Roerich mobilized artists and intellectuals in the 1920s for the
establishment of this Banner of Peace. Henry A. Wallace, then the US
Secretary of Agriculture and later Vice-President was an admirer of Roerich
and helped to have an official treaty introducing the Banner of Peace − the
Roerich Peace Pact − signed at the White House on 15 April 1935 by 21
States in a Pan-American Union ceremony. At the signing, Henry Wallace on
behalf of the USA said “At no time has such an ideal been more needed. It
is high time for the idealists who make the reality of tomorrow, to rally
around such a symbol of international cultural unity. It is time that we
appeal to that appreciation of beauty, science, education which runs across
all national boundaries to strengthen all that we hold dear in our
particular governments and customs. Its acceptance signifies the approach
of a time when those who truly love their own nation will appreciate in
additions the unique contributions of other nations and also do reverence
to that common spiritual enterprise which draws together in one fellowship
all artists, scientists, educators and truly religious of whatever faith.”

As Nicholas Roerich said in a presentation of his Pact “The world is
striving toward peace in many ways, and everyone realizes in his heart that
this constructive work is a true prophesy of the New Era. We deplore the
loss of libraries of Lou vain and Overdo and the irreplaceable beauty of
the Cathedral of Rheims. We remember the beautiful treasures of private
collections which were lost during world calamities. But we do not want to
inscribe on these deeps any worlds of hatred. Let us simply say :
Destroyed by human ignorance − rebuilt by human hope.”

After the Second World War, UNESCO has continued the effort, and there
have been additional conventions on the protection of cultural and
educational bodies in times of armed conflicts.
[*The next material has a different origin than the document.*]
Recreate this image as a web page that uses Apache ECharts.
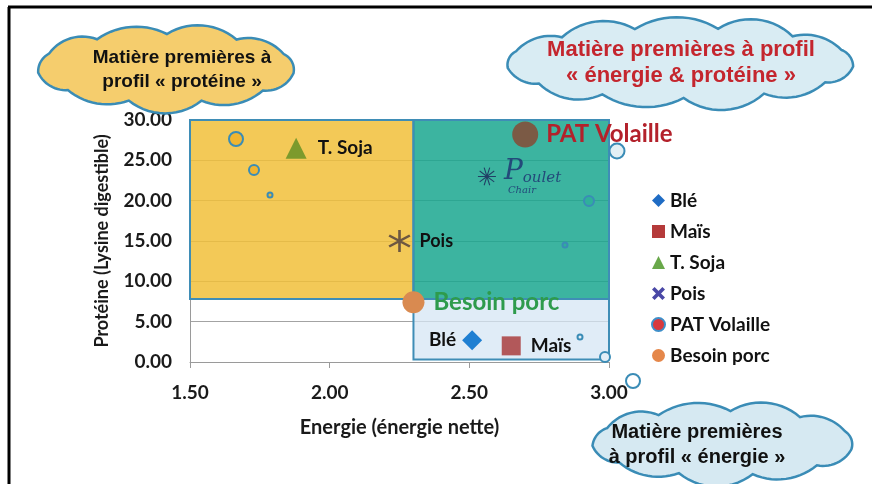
<!DOCTYPE html>
<html>
<head>
<meta charset="utf-8">
<script src="https://cdn.jsdelivr.net/npm/echarts@6/dist/echarts.min.js"></script>
<style>html,body{margin:0;padding:0;background:#fff}#c{width:872px;height:484px}</style>
</head>
<body>
<div id="c"></div>
<script>
// ---- data ----
const categories = ['Blé', 'Maïs', 'T. Soja', 'Pois', 'PAT Volaille', 'Besoin porc'];
const energie   = [2.51, 2.65, 1.88, 2.25, 2.70, 2.30];
const proteine  = [2.7, 2.0, 26.5, 15.0, 28.2, 7.4];
const xTickLabels = ['1.50', '2.00', '2.50', '3.00'];
const yTickLabels = ['0.00', '5.00', '10.00', '15.00', '20.00', '25.00', '30.00'];
const zoneNames = ['protéine', 'énergie & protéine', 'énergie'];
const zoneX0 = [1.5, 2.3, 2.3];
const zoneX1 = [2.3, 3.0, 3.0];
const zoneY0 = [7.8, 7.8, 0.3];
const zoneY1 = [30, 30, 7.8];
const noteName = ['Poulet chair'];
const noteX = [2.563];
const noteY = [23.0];
const cloudTexts = [
  'Matière premières à\nprofil « protéine »',
  'Matière premières à profil\n« énergie & protéine »',
  'Matière premières\nà profil « énergie »'
];

// ---- styles ----
function starPath(angles, w) {
  let d = '';
  angles.forEach(a => {
    const r = a * Math.PI / 180, dx = Math.cos(r), dy = Math.sin(r);
    const px = -dy * w / 2, py = dx * w / 2;
    const pts = [[dx + px, dy + py], [dx - px, dy - py], [-dx - px, -dy - py], [-dx + px, -dy + py]];
    d += 'M' + pts.map(p => p[0].toFixed(3) + ',' + p[1].toFixed(3)).join('L') + 'Z';
  });
  return 'path://' + d;
}
const asterisk = starPath([90, 30, 150], 0.22);
const thinStar = starPath([0, 36, 72, 108, 144], 0.12);
const xIcon = starPath([45, 135], 0.5);

const FONT = 'Lato';
const styles = {
  'Blé':          {symbol: 'diamond', size: 20, color: '#1f7fd2', lpos: 'left',  dist: 6,  lcolor: '#111', lsize: 19},
  'Maïs':         {symbol: 'rect',    size: 19, color: '#b2585a', lpos: 'right', dist: 10, lcolor: '#111', lsize: 19},
  'T. Soja':      {symbol: 'triangle',size: 21, color: '#7c9a2c', lpos: 'right', dist: 11, lcolor: '#111', lsize: 19},
  'Pois':         {symbol: asterisk,  size: 22, color: '#6d5741', lpos: 'right', dist: 9,  lcolor: '#111', lsize: 18},
  'PAT Volaille': {symbol: 'circle',  size: 26, color: '#7b5a45', lpos: 'right', dist: 8,  lcolor: '#b3212b', lsize: 24},
  'Besoin porc':  {symbol: 'circle',  size: 22, color: '#d98a50', lpos: 'right', dist: 9,  lcolor: '#2e9b4c', lsize: 24}
};
const legendStyles = {
  'Blé':          {icon: 'diamond', itemStyle: {color: '#1f6cc4'}},
  'Maïs':         {icon: 'rect', itemStyle: {color: '#b53a3a'}},
  'T. Soja':      {icon: 'triangle', itemStyle: {color: '#69a84a'}},
  'Pois':         {icon: xIcon, itemStyle: {color: '#4a48a6'}},
  'PAT Volaille': {icon: 'circle', itemStyle: {color: '#d8393d', borderColor: '#3f8fc9', borderWidth: 2}},
  'Besoin porc':  {icon: 'circle', itemStyle: {color: '#e5874a'}}
};
const zoneColors = ['rgba(241,192,58,0.85)', 'rgba(26,167,143,0.85)', 'rgba(214,230,244,0.75)'];

// ---- series ----
const series = [];
series.push({
  name: 'zones', type: 'scatter', data: [], z: 1, silent: true,
  markArea: {
    silent: true,
    data: zoneNames.map((n, i) => [
      {name: n, xAxis: zoneX0[i], yAxis: zoneY0[i],
       itemStyle: {color: zoneColors[i], borderColor: '#3f8db6', borderWidth: 2}},
      {xAxis: zoneX1[i], yAxis: zoneY1[i]}
    ]),
    label: {show: false}
  }
});
categories.forEach((c, i) => {
  const s = styles[c];
  series.push({
    name: c, type: 'scatter', z: 3,
    symbol: s.symbol, symbolSize: s.size,
    itemStyle: {color: s.color, opacity: 1},
    label: {show: true, position: s.lpos, distance: s.dist, formatter: c,
            color: s.lcolor, fontFamily: FONT, fontWeight: 'bold', fontSize: s.lsize},
    data: [[energie[i], proteine[i]]]
  });
});
series.push({
  name: noteName[0], type: 'scatter', z: 3,
  symbol: thinStar, symbolSize: 18,
  itemStyle: {color: '#1a2256'},
  label: {show: true, position: 'right', distance: 8,
          formatter: '{p|P}{o|oulet}\n{c|Chair}',
          rich: {
            p: {fontFamily: 'DejaVu Serif', fontSize: 28, color: '#1d3070', fontStyle: 'italic', verticalAlign: 'bottom'},
            o: {fontFamily: 'DejaVu Serif', fontSize: 15, color: '#1d3070', fontStyle: 'italic', verticalAlign: 'bottom'},
            c: {fontFamily: 'DejaVu Serif', fontSize: 10, color: '#1d3070', fontStyle: 'italic', padding: [0, 0, 0, 4]}
          }},
  data: [[noteX[0], noteY[0]]]
});

// ---- decorations (clouds) ----
function cloudPoints(cx, cy, rx, ry, n, off, radii) {
  const pts = [];
  for (let i = 0; i < n; i++) {
    const a = off + 2 * Math.PI * i / n;
    pts.push([cx + rx * Math.cos(a), cy + ry * Math.sin(a)]);
  }
  const out = [];
  for (let i = 0; i < n; i++) {
    const p0 = pts[i], p1 = pts[(i + 1) % n];
    const dx = p1[0] - p0[0], dy = p1[1] - p0[1];
    const c = Math.hypot(dx, dy);
    const r = c * radii[i % radii.length];
    const h = Math.sqrt(Math.max(r * r - c * c / 4, 0));
    const ox = dy / c, oy = -dx / c; // outward normal
    const mx = (p0[0] + p1[0]) / 2, my = (p0[1] + p1[1]) / 2;
    const ccx = mx - ox * h, ccy = my - oy * h;
    const a0 = Math.atan2(p0[1] - ccy, p0[0] - ccx);
    const a1 = Math.atan2(p1[1] - ccy, p1[0] - ccx);
    let d = a1 - a0;
    while (d > Math.PI) d -= 2 * Math.PI;
    while (d <= -Math.PI) d += 2 * Math.PI;
    const steps = 14;
    for (let k = 0; k < steps; k++) {
      const a = a0 + d * k / steps;
      out.push([ccx + r * Math.cos(a), ccy + r * Math.sin(a)]);
    }
  }
  return out;
}
const radiiPat = [0.85, 0.95, 0.8, 1.0, 0.88, 0.92, 0.82, 0.97];
const cloudStroke = '#3a8cb6';
const graphics = [];
function addCloud(cx, cy, rx, ry, n, off, fill, text, tx, ty, color, fs, lh) {
  graphics.push({
    type: 'polygon', z: 100,
    shape: {points: cloudPoints(cx, cy, rx, ry, n, off, radiiPat)},
    style: {fill: fill, stroke: cloudStroke, lineWidth: 2.5}
  });
  graphics.push({
    type: 'text', z: 101, x: tx, y: ty,
    style: {text: text, fill: color, font: 'bold ' + fs + 'px "Liberation Sans", Arial, sans-serif',
            align: 'center', verticalAlign: 'middle', lineHeight: lh}
  });
}
function bubble(x, y, r, fill) {
  graphics.push({type: 'circle', z: 100, shape: {cx: x, cy: y, r: r},
                 style: {fill: fill, stroke: cloudStroke, lineWidth: 2}});
}
addCloud(166, 68, 129, 34, 11, 0.15, '#f5cd6d', cloudTexts[0], 182, 70, '#111', 19, 24);
addCloud(680, 63, 174, 35, 13, 0.1, '#d9ecf3', cloudTexts[1], 681, 63, '#c4262e', 22, 26);
addCloud(723, 443, 131, 32, 11, 0.2, '#d6e9f2', cloudTexts[2], 697, 445, '#111', 20, 25);
bubble(236, 139, 7, '#f1b52f');
bubble(254, 170, 5, '#f1b52f');
bubble(270, 195, 2.5, '#f1b52f');
bubble(617, 151, 7.5, '#e3f0f5');
bubble(589, 201, 5, '#2fb09a');
bubble(565, 245, 2.5, '#2fb09a');
bubble(580, 337, 2.5, '#e3eef7');
bubble(605, 357, 5, '#e3eef7');
bubble(633, 381, 7, '#ffffff');
graphics.push({type: 'line', z: 120, shape: {x1: 8, y1: 7, x2: 872, y2: 7}, style: {stroke: '#000', lineWidth: 3}});
graphics.push({type: 'line', z: 120, shape: {x1: 9, y1: 7, x2: 9, y2: 484}, style: {stroke: '#000', lineWidth: 3}});

const axisLabelStyle = {fontFamily: FONT, fontWeight: 'bold', fontSize: 19, color: '#1a1a1a'};
const option = {
  animation: false,
  backgroundColor: '#ffffff',
  grid: {left: 190, right: 263, top: 120, bottom: 122},
  legend: {
    orient: 'vertical', left: 651, top: 191, padding: 0, itemWidth: 13, itemHeight: 13, itemGap: 12,
    textStyle: {fontFamily: FONT, fontWeight: 'bold', fontSize: 19, color: '#111'},
    data: categories.map(c => Object.assign({name: c}, legendStyles[c]))
  },
  xAxis: {
    type: 'value', min: 1.5, max: 3.0, interval: 0.5,
    axisLine: {show: true, lineStyle: {color: '#9a9a9a'}},
    axisTick: {show: true, length: 6, lineStyle: {color: '#9a9a9a'}},
    splitLine: {show: false},
    axisLabel: Object.assign({margin: 21, formatter: (v) => xTickLabels[Math.round((v - 1.5) / 0.5)]}, axisLabelStyle),
    name: 'Energie (énergie nette)', nameLocation: 'middle', nameGap: 56,
    nameTextStyle: {fontFamily: FONT, fontWeight: 'bold', fontSize: 20, color: '#1a1a1a'}
  },
  yAxis: {
    type: 'value', min: 0, max: 30, interval: 5,
    axisLine: {show: true, lineStyle: {color: '#9a9a9a'}},
    axisTick: {show: false},
    splitLine: {show: true, lineStyle: {color: '#a3a3a3'}},
    axisLabel: Object.assign({margin: 18, formatter: (v) => yTickLabels[Math.round(v / 5)]}, axisLabelStyle),
    name: 'Protéine (Lysine digestible)', nameLocation: 'middle', nameGap: 79, nameRotate: 90,
    nameTextStyle: {fontFamily: FONT, fontWeight: 'bold', fontSize: 18, color: '#1a1a1a'}
  },
  graphic: graphics,
  series: series
};
const chart = echarts.init(document.getElementById('c'), null, {renderer: 'canvas'});
chart.setOption(option);
</script>
</body>
</html>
The most important is the
1954 Hague Convention for the Protection of Cultural Property in the Event
of Armed Conflict.

Museums help to build new bridges between nations, ethnic groups and
communities through values such as beauty and harmony, that may serve a
common references. Museums also build bridges between generations, between
the past, the present and the future.

Therefore, on this International Museum Day, let us consider together how
we may advance the impact of beauty upon the world.